Changing Chinatown

The ethnic enclave in San Francisco is trying to fend off gentrification while welcoming change

Upscale restaurants and shops are displacing old ones in San Francisco's Chinatown.
Upscale restaurants and shops are displacing old ones in San Francisco's Chinatown. PHOTO: NYTIMES

SAN FRANCISCO • The restaurant Eight Tables, which opened last October, offers a US$225 (S$310) tasting menu featuring a caviar dumpling.

If you think the outlet is in a swanky mall or chic district, it is in San Francisco's Chinatown, where the community is at a crossroads - trying to fend off gentrification while welcoming change.

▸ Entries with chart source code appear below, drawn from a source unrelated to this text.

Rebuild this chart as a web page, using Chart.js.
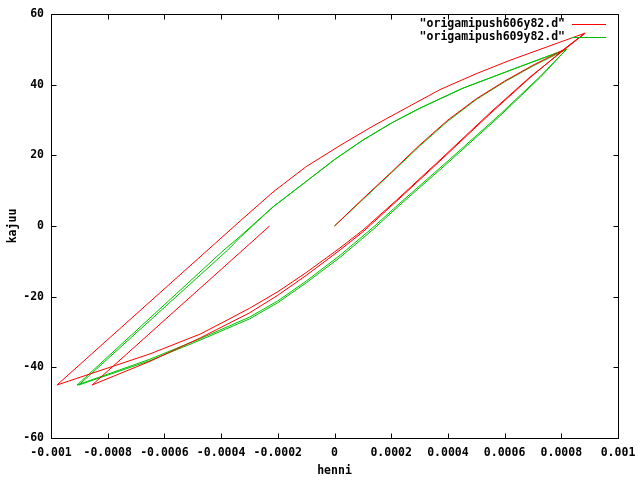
<!DOCTYPE html>
<html><head><meta charset="utf-8">
<script src="https://cdn.jsdelivr.net/npm/chart.js@4/dist/chart.umd.min.js"></script>
<style>html,body{margin:0;padding:0;background:#fff}#wrap{width:640px;height:480px}</style>
</head><body><div id="wrap"><canvas id="c" width="640" height="480"></canvas></div>
<script>
const seriesNames = ['"origamipush606y82.d"', '"origamipush609y82.d"'];
const seriesColors = ['#ff0000', '#00c000'];

const redX = [0, 0.0001, 0.0002, 0.0003, 0.0004, 0.0005, 0.0006, 0.0007, 0.000806, 0.000884,
  0.000806, 0.000690, 0.000548, 0.000372, 0.000220, 0.000101, 0.0000194, -0.0001, -0.0002, -0.0003,
  -0.000397, -0.000474, -0.000651, -0.000979,
  -0.000404, -0.000333, -0.000217, -0.0001, 0.00002, 0.000136, 0.000372, 0.000503, 0.000619, 0.000884,
  0.000806, 0.000690, 0.000548, 0.000372, 0.000220, 0.000101, 0.0000194, -0.0001, -0.0002, -0.0003,
  -0.000474, -0.000651, -0.000855, -0.000229];
const redY = [0, 7.7, 15.2, 22.9, 30.0, 36.0, 41.0, 45.5, 49.8, 54.6,
  49.6, 42.2, 32.0, 18.7, 7.4, -1.1, -6.2, -13.2, -18.6, -23.3,
  -27.4, -30.6, -36.2, -45.0,
  -3.7, 1.4, 9.6, 16.8, 22.8, 28.3, 38.6, 43.2, 46.9, 54.6,
  49.8, 42.0, 31.7, 18.4, 7.1, -1.6, -6.8, -14.0, -19.6, -24.6,
  -31.7, -38.3, -45.0, 0.0];

const greenX = [0, 0.0001, 0.0002, 0.0003, 0.0004, 0.0005, 0.0006, 0.0007, 0.000818,
  0.000725, 0.000584, 0.000407, 0.000231, 0.000136, 0.0000194, -0.0001, -0.0002, -0.0003, -0.000474, -0.000651, -0.000908,
  -0.000386, -0.000344, -0.000217, -0.0001, 0.0000, 0.0001, 0.0002, 0.0003, 0.000453, 0.000644, 0.000818,
  0.000725, 0.000584, 0.000407, 0.000231, 0.000136, 0.0000194, -0.0001, -0.0002, -0.0003, -0.000474, -0.000651, -0.000902,
  -0.000378, -0.000330, -0.000217, -0.0001, 0.0000, 0.0001, 0.0002, 0.0003, 0.000453, 0.000644, 0.000818];
const greenY = [0, 7.5, 15.0, 22.6, 29.7, 35.8, 40.8, 45.3, 50.0,
  42.3, 31.6, 18.9, 6.5, -0.4, -8.3, -15.6, -21.2, -25.8, -31.9, -37.7, -45.0,
  -6.5, -3.7, 5.4, 12.6, 18.8, 24.3, 29.1, 33.3, 39.0, 44.8, 50.0,
  42.0, 31.2, 18.4, 6.0, -1.0, -8.9, -16.1, -21.7, -26.3, -32.3, -38.1, -45.0,
  -6.9, -3.0, 5.4, 12.6, 18.8, 24.3, 29.1, 33.3, 39.0, 44.8, 50.0];

const xTicks = [-0.001, -0.0008, -0.0006, -0.0004, -0.0002, 0, 0.0002, 0.0004, 0.0006, 0.0008, 0.001];
const xTickLabels = ['-0.001', '-0.0008', '-0.0006', '-0.0004', '-0.0002', '0', '0.0002', '0.0004', '0.0006', '0.0008', '0.001'];
const yTicks = [-60, -40, -20, 0, 20, 40, 60];
const yTickLabels = ['-60', '-40', '-20', '0', '20', '40', '60'];
const xTitle = 'henni';
const yTitle = 'kajuu';

const FONT = {family: "'DejaVu Sans Mono', monospace", size: 11.5, weight: 'bold'};

function pts(xs, ys) { return xs.map((x, i) => ({x: x, y: ys[i]})); }

const frame = {
  id: 'frame',
  afterDatasetsDraw(chart) {
    const ctx = chart.ctx, a = chart.chartArea;
    const xs = chart.scales.x, ys = chart.scales.y;
    const L = Math.round(a.left) + 0.5, R = Math.round(a.right) + 0.5;
    const T = Math.round(a.top) + 0.5, B = Math.round(a.bottom) + 0.5;
    ctx.save();
    ctx.strokeStyle = '#000'; ctx.lineWidth = 1;
    ctx.beginPath();
    ctx.rect(L, T, R - L, B - T);
    const tl = 5;
    xTicks.forEach(v => {
      const p = Math.round(xs.getPixelForValue(v)) + 0.5;
      ctx.moveTo(p, B); ctx.lineTo(p, B - tl);
      ctx.moveTo(p, T); ctx.lineTo(p, T + tl);
    });
    yTicks.forEach(v => {
      const p = Math.round(ys.getPixelForValue(v)) + 0.5;
      ctx.moveTo(L, p); ctx.lineTo(L + tl, p);
      ctx.moveTo(R, p); ctx.lineTo(R - tl, p);
    });
    ctx.stroke();
    ctx.font = `${FONT.weight} ${FONT.size}px ${FONT.family}`;
    ctx.textAlign = 'right'; ctx.textBaseline = 'middle';
    chart.data.datasets.forEach((ds, i) => {
      const y = 24 + 13 * i;
      ctx.fillStyle = '#000';
      ctx.fillText(ds.label, 565, y + 0.5);
      ctx.strokeStyle = ds.borderColor;
      ctx.beginPath(); ctx.moveTo(572, y + 0.5); ctx.lineTo(606, y + 0.5); ctx.stroke();
    });
    ctx.restore();
  }
};

new Chart(document.getElementById('c'), {
  type: 'scatter',
  data: {
    datasets: [
      {label: seriesNames[0], data: pts(redX, redY), borderColor: seriesColors[0], backgroundColor: seriesColors[0]},
      {label: seriesNames[1], data: pts(greenX, greenY), borderColor: seriesColors[1], backgroundColor: seriesColors[1]}
    ].map(d => Object.assign(d, {showLine: true, borderWidth: 1, pointRadius: 0, tension: 0, fill: false}))
  },
  options: {
    responsive: false,
    devicePixelRatio: 1,
    animation: false,
    layout: {padding: {top: 14, right: 22, left: 0, bottom: 0}},
    plugins: {legend: {display: false}, tooltip: {enabled: false}},
    scales: {
      x: {
        type: 'linear', min: -0.001, max: 0.001,
        afterBuildTicks: s => { s.ticks = xTicks.map(v => ({value: v})); },
        afterFit: s => { s.height = 42; s.paddingLeft = 0; s.paddingRight = 0; },
        ticks: {font: FONT, color: '#000', padding: 8, maxRotation: 0, autoSkip: false,
          callback: (v, i) => xTickLabels[i]},
        grid: {display: false, drawTicks: false},
        border: {display: false},
        title: {display: true, text: xTitle, font: FONT, color: '#000', padding: {top: 0, bottom: 2}}
      },
      y: {
        type: 'linear', min: -60, max: 60,
        afterBuildTicks: s => { s.ticks = yTicks.map(v => ({value: v})); },
        afterFit: s => { s.width = 51; s.paddingTop = 0; s.paddingBottom = 0; },
        ticks: {font: FONT, color: '#000', padding: 7, autoSkip: false,
          callback: (v, i) => yTickLabels[i]},
        grid: {display: false, drawTicks: false},
        border: {display: false},
        title: {display: true, text: yTitle, font: FONT, color: '#000', padding: {top: 6, bottom: 0}}
      }
    }
  },
  plugins: [frame]
});
</script>
</body></html>
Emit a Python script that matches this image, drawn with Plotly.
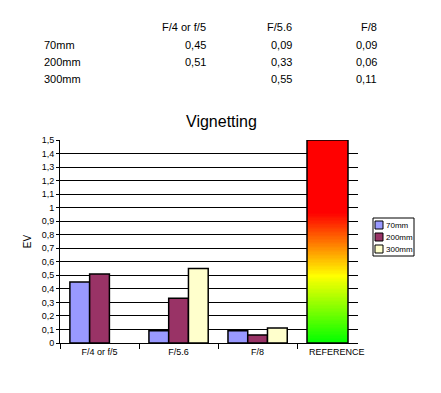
import plotly.graph_objects as go

categories = ["F/4 or f/5", "F/5.6", "F/8"]
series_names = ["70mm", "200mm", "300mm"]
v70 = [0.45, 0.09, 0.09]
v200 = [0.51, 0.33, 0.06]
v300 = [None, 0.55, 0.11]
series_values = [v70, v200, v300]
colors = ["#9999FF", "#993366", "#FFFFCC"]
y_ticks = [round(i * 0.1, 1) for i in range(16)]
ref_label = "REFERENCE"

OFF = 8  # page body margin
W, H = 441 - OFF, 393 - OFF
L, R, T, B = 60 - OFF, 358 - OFF, 140 - OFF, 343 - OFF
x_min, x_max = -0.5, 3.27

def px_to_x(px):
    return x_min + (px - OFF - L) / (R - L) * (x_max - x_min)

def pxp(px):
    return (px - OFF - L) / (R - L)

def pyp(py):
    return (B - (py - OFF)) / (B - T)

fig = go.Figure()

# Reference gradient bar
n = 150
y_edges = [1.5 * i / n for i in range(n + 1)]
z = [[(y_edges[i] + y_edges[i + 1]) / 2] for i in range(n)]
rx0, rx1 = px_to_x(307), px_to_x(348)
fig.add_trace(go.Heatmap(
    x=[rx0, rx1], y=y_edges, z=z, zmin=0, zmax=1.5, showscale=False,
    colorscale=[[0, "#00FF00"], [0.33, "#FFFF00"], [0.64, "#FF0000"], [1, "#FF0000"]],
    hoverinfo="skip", showlegend=False,
))
shapes = [dict(type="rect", x0=rx0, x1=rx1, y0=0, y1=1.5, xref="x", yref="y",
               line=dict(color="black", width=1.5))]

for name, vals, c in zip(series_names, series_values, colors):
    fig.add_trace(go.Bar(
        x=list(range(len(categories))), y=vals, name=name, showlegend=False,
        marker=dict(color=c, line=dict(color="black", width=1.5)),
    ))

font = "Arial, Liberation Sans, sans-serif"

# Table annotations
col_px = [208, 294, 379]
row_px = [45, 62, 79]
ann = []
for ci, cat in enumerate(categories):
    ann.append(dict(text=cat, x=pxp(col_px[ci]), y=pyp(27), xref="paper", yref="paper",
                    xanchor="right", yanchor="middle", showarrow=False,
                    font=dict(size=11, family=font, color="black")))
for ri, (name, vals) in enumerate(zip(series_names, series_values)):
    ann.append(dict(text=name, x=pxp(42), y=pyp(row_px[ri]), xref="paper", yref="paper",
                    xanchor="left", yanchor="middle", showarrow=False,
                    font=dict(size=11, family=font, color="black")))
    for ci, v in enumerate(vals):
        if v is None:
            continue
        ann.append(dict(text=f"{v:.2f}".replace(".", ","), x=pxp(col_px[ci]), y=pyp(row_px[ri]),
                        xref="paper", yref="paper", xanchor="right", yanchor="middle",
                        showarrow=False, font=dict(size=11, family=font, color="black")))
# Title
ann.append(dict(text="Vignetting", x=pxp(221), y=pyp(121), xref="paper", yref="paper",
                xanchor="center", yanchor="middle", showarrow=False,
                font=dict(size=16, family=font, color="black")))

# Manual legend
shapes.append(dict(type="rect", xref="paper", yref="paper", x0=pxp(373), x1=pxp(414),
                   y0=pyp(256), y1=pyp(218), line=dict(color="black", width=1),
                   fillcolor="white", layer="above"))
sw_y = [221, 233, 245]
for i, (name, c) in enumerate(zip(series_names, colors)):
    shapes.append(dict(type="rect", xref="paper", yref="paper", x0=pxp(375), x1=pxp(383),
                       y0=pyp(sw_y[i] + 8), y1=pyp(sw_y[i]), line=dict(color="black", width=1),
                       fillcolor=c, layer="above"))
    ann.append(dict(text=name, x=pxp(384), y=pyp(sw_y[i] + 4), xref="paper", yref="paper",
                    xanchor="left", yanchor="middle", showarrow=False,
                    font=dict(size=8, family=font, color="black")))

fig.update_layout(
    width=W, height=H,
    margin=dict(l=L, r=W - R, t=T, b=H - B, autoexpand=False),
    paper_bgcolor="white", plot_bgcolor="white",
    barmode="group", bargap=0.25, bargroupgap=0,
    separators=", ",
    annotations=ann, shapes=shapes,
    showlegend=False,
    font=dict(family=font, color="black"),
    xaxis=dict(
        range=[x_min, x_max], tickvals=[0, 1, 2, 3], ticktext=categories + [ref_label],
        showgrid=False, zeroline=False, showline=True, linecolor="black", linewidth=1,
        ticks="", tickfont=dict(size=9, family=font, color="black"), automargin=False,
        minor=dict(tickvals=[-0.5, 0.5, 1.5, 2.5], ticks="outside", ticklen=5,
                   tickcolor="black", showgrid=False),
    ),
    yaxis=dict(
        range=[0, 1.5], tickvals=y_ticks, tickformat=".1~f", automargin=False,
        showgrid=True, gridcolor="black", gridwidth=1, zeroline=False,
        showline=True, linecolor="black", linewidth=1, ticks="outside", ticklen=3,
        tickcolor="black", tickfont=dict(size=9, family=font, color="black"),
        title=dict(text="EV", font=dict(size=10, family=font, color="black"), standoff=8),
    ),
)

fig.write_html("out.html")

As leases run out and merchants retire, entrepreneurs are opening upscale restaurants and shops, while ageing enterprises strive to remain relevant.

In San Francisco, more than 14,000 residents, mostly Chinese, live in densely packed quarters in Chinatown's 20-block core, according to the Chinatown Community Development Centre.

Many are low-income and elderly, renting single rooms in buildings with health and safety violations that are twice the city's average, according to the centre's report last year.

Despite these challenges, civic improvements are helping to enhance the neighbourhood, including mural art, cleaner alleys and better, affordable housing. A much-anticipated Chinatown Station subway hub is expected to open next year.

"If it weren't for the determination of the community and a seat at City Hall, Chinatown would have been long gone by now," said Mr Aaron Peskin, a member of the San Francisco Board of Supervisors representing the precinct.

In addition, proponents believe the enclave of 900 family-owned businesses is shifting in the right direction. But change happens slowly.

By next year, at least two Chinese-owned cocktail bars and two Chinese restaurants will open.

A performance venue, Clarion Music Performing Arts Centre, recently presented Sparring With Beatnik Ghosts, a poetry night that included Chinese rap.

People complain that old shops are closing, but evolution is good, said Ms Betty Louie, a Chinatown landlord whose family has owned property there since the 1940s. "Some think we should remain a ghetto, but people are coming in and trying to do something different and that is cool," she noted.

Notable chefs in Chinatown are garnering rave reviews, turning the zone into a culinary hot spot.

Restaurateur and executive chef George Chen yearns to see the heyday return.

His Eight Tables was recently named by Time magazine as one of 100 of the World's Greatest Places. It is the crown jewel of China Live, his new US$20 million-plus, four-level contemporary Chinese food and beverage emporium that houses restaurants, cocktail lounges and a retail shop.

Mr Brandon Jew said he chose Chinatown for his Mister Jiu's restaurant because he felt the need to carry on the tradition of Chinese cooking after his grandmother died.

"It was a challenge and a responsibility," he said. "I draw my strength from the amazing Chinese restaurants before me such as Four Seas and Kan's. I want to be a part of that Chinatown legacy."

At the same time, retail is becoming more sophisticated.

It took three years for Mr Chen's wife to curate her shop at China Live. Merchandise includes house sauces, portable tea sets in zippered cases and handmade paring knives.

Still, Chinatown's advocates are concerned. The area is filled with too many voices that seem unable to agree, said Ms Sue Lee, historian and former head of the Chinese Historical Society of America. "There is no uniform strategy for improvement to move forward together," she said.

"There is little culture left in terms of Chinese movies and opera, but it has to survive."

Within Chinatown are 200 distinct family and district associations, which are much more than social clubs - they are strong voting blocs. In the 1800s, new immigrants made a beeline for their family associations to secure housing and employment. The largest is the Chinese Consolidated Benevolent Association, with about 2,000 members.

For decades, Chinese residents were prohibited from buying property, so associations bought real estate in Chinatown. Today, the majority of the buildings are owned by the associations, partnerships and individuals, Ms Louie said.

"The associations do incredible things," Mr Peskin said. "Their saving grace is that they are all profoundly interested in the continuity of the community."

Some members of the younger generation are also keeping the flame alive.

Mr Kevin Chan, for example, has worked at Golden Gate Fortune Cookies, owned by his mother, since he was nine. "I'm not rich," he said. "I am giving back to Chinatown and the city of San Francisco. I'll be here until I die."